Kalau kamu lagi jalan-jalan ke Tugu Jogja, coba deh belok dikit ke barat, nyusuri Jalan Pangeran Diponegoro. Di situ ada sebuah pasar yang usianya bisa bikin kamu merasa muda—namanya Pasar Kranggan. Mungkin dari luar kelihatan biasa aja, tapi percayalah, tempat ini bukan sekadar deretan kios jualan. Ini adalah saksi sejarah yang diam-diam menyimpan banyak cerita Jogja dari dulu hingga sekarang.

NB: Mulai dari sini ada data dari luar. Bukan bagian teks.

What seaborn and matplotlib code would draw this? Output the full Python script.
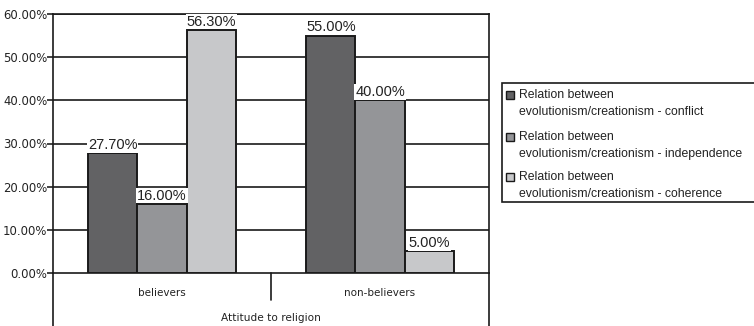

Jangan kira nama “Kranggan” muncul begitu saja kayak nama akun Instagram. Nama ini ternyata punya akar sejarah yang dalam. Konon, “Kranggan” diambil dari gelar kebangsawanan Raden Tumenggung Rangga Prawirasantika, pejabat Kesultanan Yogyakarta yang konon jadi dalang di balik berdirinya pasar ini. Kata "Ka-Rangga-an" kemudian melekat jadi Kranggan, dan akhirnya jadi nama pasar.
Didirikan sekitar abad ke-19, di zaman kolonial, pasar ini awalnya adalah pusat dagang yang strategis banget—dekat pusat kota, gampang diakses dari mana aja, dan jadi tempat persinggahan warga dari berbagai latar belakang, termasuk komunitas Tionghoa yang waktu itu banyak tinggal di sekitar situ karena aturan Wijkenstelsel.
Dulu Pasar Kranggan lebih dikenal sebagai tempat belanja kebutuhan pokok. Tapi kayak manusia, pasar ini juga mengalami perubahan. Sekarang, Kranggan lebih kondang sebagai surga kuliner tradisional. Bayangin aja, dari jenang, cenil, lupis, sampai pisang goreng keju dan clorot—semua ada. Semacam pesta karbo dan nostalgia dalam satu gigitan.
Jangan lupa mampir ke lantai satu, tempat deretan toko emas dan penjual bunga tabur berjajar rapi. Di bagian dalam, kamu bisa nemu bumbu dapur, pakaian, alat rumah tangga, dan berbagai kebutuhan hidup lainnya. Mau belanja sayur pagi-pagi? Langsung aja ke bagian belakang pasar, yang ramai sejak subuh.
Yang bikin Pasar Kranggan tetap punya tempat di hati warga Jogja adalah atmosfernya yang hangat dan akrab. Para pedagangnya ramah, harga barangnya merakyat, dan suasananya penuh kehidupan. Ini bukan cuma tempat jual beli, tapi juga ruang sosial: tempat orang ngobrol, ketemu teman lama, atau sekadar ngopi sambil nunggu istri belanja.
Pasar ini sempat direnovasi besar-besaran dua kali, pertama di era 70-an dan terakhir tahun 2013. Sekarang tampilannya lebih bersih dan terorganisir, tapi tetap mempertahankan vibe tradisional yang jadi ciri khasnya. Dengan luas sekitar 7.400 meter persegi dan lebih dari 800 pedagang, Kranggan masih jadi salah satu pasar paling aktif di Jogja.
Pasar Kranggan itu kayak Jogja dalam bentuk mini: tua tapi nggak pernah ketinggalan zaman, tradisional tapi tetap adaptif, sederhana tapi penuh makna. Kalau kamu nyari tempat yang bisa bikin kamu ngerasa ‘Jogja banget’ tanpa harus ke tempat wisata mainstream, mampir aja ke sini. Beli lupis, senyum sama pedagang, dan biarkan dirimu terlarut dalam kenangan yang berjejal di setiap sudutnya.